Wednesday, November 14, 2012

Lots of Fallacies There Ghandi


In the speech given by Ghandi  at Kingsley Hall in London, he talks about God and how He is perceived. I read and listened to the speech. By doing this I was able to appreciate how what he was saying was to cause and impact on the British. Tying it back to what we have been learning in class, there are some fallacies in the speech that are not easily spotted. Before I begin analyzing the fallacies, I just want to throw out there, I liked the speech and am in no way attempting to butcher it.

In the first paragraph, Ghandi uses a hasty generalization. He presents all this information about how the existence of God can be reasoned to a limited extent. When he says that last sentence he is drawing conclusions out of scanty data or evidence which is actually more his ideas turned into evidence. This is clear in the art sentence when he closes that idea generalizing the idea. It is also important to point out that in the first paragraph it becomes clear what Ghandi will be discussing since he introduces the topic clearly. This could show the straw man fallacy since he chooses to get his point across by tackling a topic that is easier for him to talk about.

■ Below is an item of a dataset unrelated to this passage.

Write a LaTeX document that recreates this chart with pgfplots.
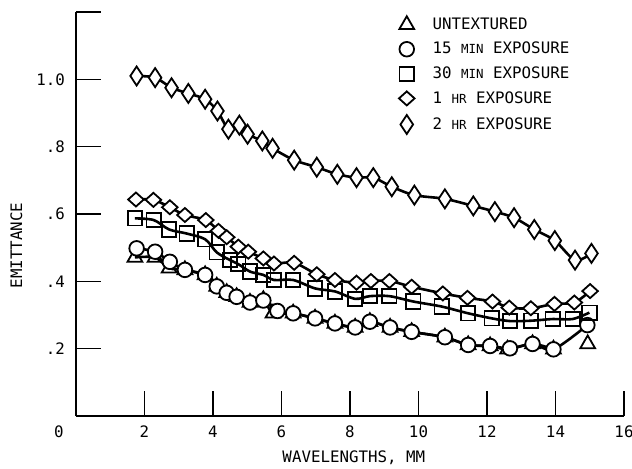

The second paragraph discusses the village of Mysore and how the population didn't know who their ruler was. By giving this specific example Ghandi shows the use of straw man once again to tackle the argument in territory that is known to him.  The Chantelier fallacy is present in the third paragraph when he talks about the research and how he interpreted it. This doesn't necessarily mean it leads to this specific conclusion and how he could also be using the fallacy of misinterpreting the evidence. It is mostly his ideas and making his ideas sound like the right conclusion.

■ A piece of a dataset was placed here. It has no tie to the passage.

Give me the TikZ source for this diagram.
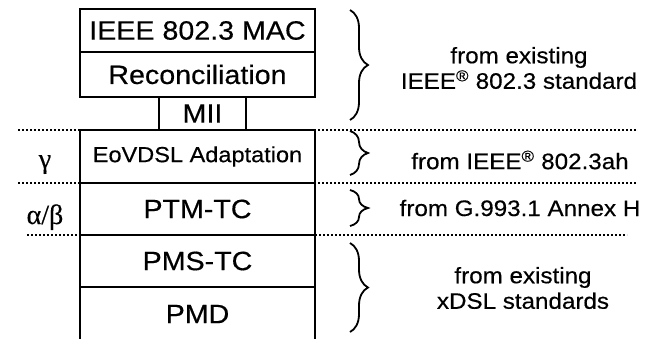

The final paragraph has a lot of tautology since the premise of what God should be is repeated constantly. For example when Ghandi says: "Hence I gather that God is life, truth, light. He is love. He is the supreme Good. But He is no God who merely satisfies the intellect, if He ever does. God to be God must rule the heart and transform it. He must express himself in every smallest act of His votary." He is mostly just repeating the same idea in different ways. That God is this and does that. Also in this last paragraph, there is use of the fallacy of antecedent since he says situations will be a certain way continuously because they have always been that way.